# Aim
The line containing "ax.set_axisbelow(True)" marks the end: extract everything from the first line of the data through that line, exactly, with no pictures.

- - - - - - -

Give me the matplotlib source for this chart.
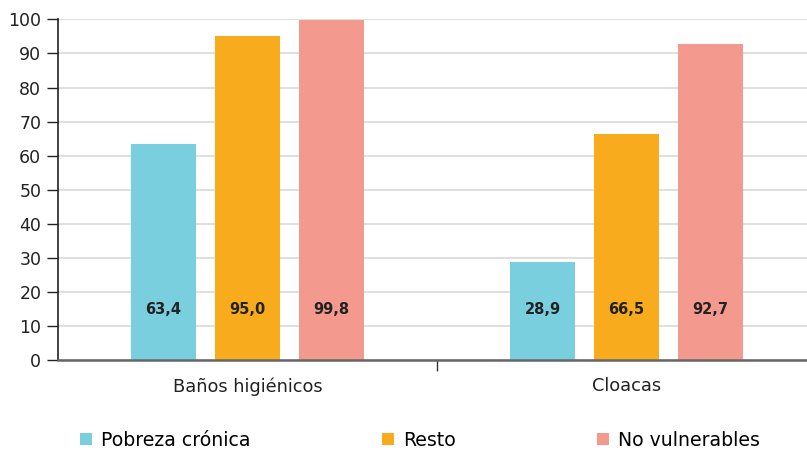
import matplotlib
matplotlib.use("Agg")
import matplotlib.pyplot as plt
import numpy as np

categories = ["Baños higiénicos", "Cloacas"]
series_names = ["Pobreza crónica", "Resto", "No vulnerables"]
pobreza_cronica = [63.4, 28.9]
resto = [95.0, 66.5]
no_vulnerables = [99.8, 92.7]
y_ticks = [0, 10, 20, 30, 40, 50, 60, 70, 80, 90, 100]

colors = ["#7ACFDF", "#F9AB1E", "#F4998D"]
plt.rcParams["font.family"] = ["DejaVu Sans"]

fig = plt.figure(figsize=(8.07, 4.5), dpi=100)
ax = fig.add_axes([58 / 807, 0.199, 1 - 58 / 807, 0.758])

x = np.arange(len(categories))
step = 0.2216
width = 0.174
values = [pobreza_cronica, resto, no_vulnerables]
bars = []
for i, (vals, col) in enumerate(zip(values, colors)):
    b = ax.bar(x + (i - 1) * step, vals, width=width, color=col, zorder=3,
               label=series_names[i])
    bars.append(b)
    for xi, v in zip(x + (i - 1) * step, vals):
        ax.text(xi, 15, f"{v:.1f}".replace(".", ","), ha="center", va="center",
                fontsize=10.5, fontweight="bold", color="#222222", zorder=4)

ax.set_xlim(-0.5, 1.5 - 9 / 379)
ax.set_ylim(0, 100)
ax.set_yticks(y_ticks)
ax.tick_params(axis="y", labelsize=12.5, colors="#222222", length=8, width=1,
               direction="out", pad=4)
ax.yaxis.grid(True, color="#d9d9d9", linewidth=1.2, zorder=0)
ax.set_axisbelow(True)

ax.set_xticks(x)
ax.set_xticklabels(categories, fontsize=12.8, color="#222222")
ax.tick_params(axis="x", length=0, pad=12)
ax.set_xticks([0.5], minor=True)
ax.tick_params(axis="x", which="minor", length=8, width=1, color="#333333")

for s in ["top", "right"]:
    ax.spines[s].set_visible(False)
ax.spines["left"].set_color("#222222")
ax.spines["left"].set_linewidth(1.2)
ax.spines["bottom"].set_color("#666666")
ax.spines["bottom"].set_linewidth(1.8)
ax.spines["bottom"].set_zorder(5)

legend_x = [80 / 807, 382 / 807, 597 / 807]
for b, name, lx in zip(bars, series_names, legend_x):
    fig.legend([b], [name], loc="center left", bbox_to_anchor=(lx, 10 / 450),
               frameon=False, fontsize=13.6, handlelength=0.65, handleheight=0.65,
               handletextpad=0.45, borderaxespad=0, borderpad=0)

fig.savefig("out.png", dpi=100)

- - - - - - -

# The output
Give me the matplotlib source for this chart.
import matplotlib
matplotlib.use("Agg")
import matplotlib.pyplot as plt
import numpy as np

categories = ["Baños higiénicos", "Cloacas"]
series_names = ["Pobreza crónica", "Resto", "No vulnerables"]
pobreza_cronica = [63.4, 28.9]
resto = [95.0, 66.5]
no_vulnerables = [99.8, 92.7]
y_ticks = [0, 10, 20, 30, 40, 50, 60, 70, 80, 90, 100]

colors = ["#7ACFDF", "#F9AB1E", "#F4998D"]
plt.rcParams["font.family"] = ["DejaVu Sans"]

fig = plt.figure(figsize=(8.07, 4.5), dpi=100)
ax = fig.add_axes([58 / 807, 0.199, 1 - 58 / 807, 0.758])

x = np.arange(len(categories))
step = 0.2216
width = 0.174
values = [pobreza_cronica, resto, no_vulnerables]
bars = []
for i, (vals, col) in enumerate(zip(values, colors)):
    b = ax.bar(x + (i - 1) * step, vals, width=width, color=col, zorder=3,
               label=series_names[i])
    bars.append(b)
    for xi, v in zip(x + (i - 1) * step, vals):
        ax.text(xi, 15, f"{v:.1f}".replace(".", ","), ha="center", va="center",
                fontsize=10.5, fontweight="bold", color="#222222", zorder=4)

ax.set_xlim(-0.5, 1.5 - 9 / 379)
ax.set_ylim(0, 100)
ax.set_yticks(y_ticks)
ax.tick_params(axis="y", labelsize=12.5, colors="#222222", length=8, width=1,
               direction="out", pad=4)
ax.yaxis.grid(True, color="#d9d9d9", linewidth=1.2, zorder=0)
ax.set_axisbelow(True)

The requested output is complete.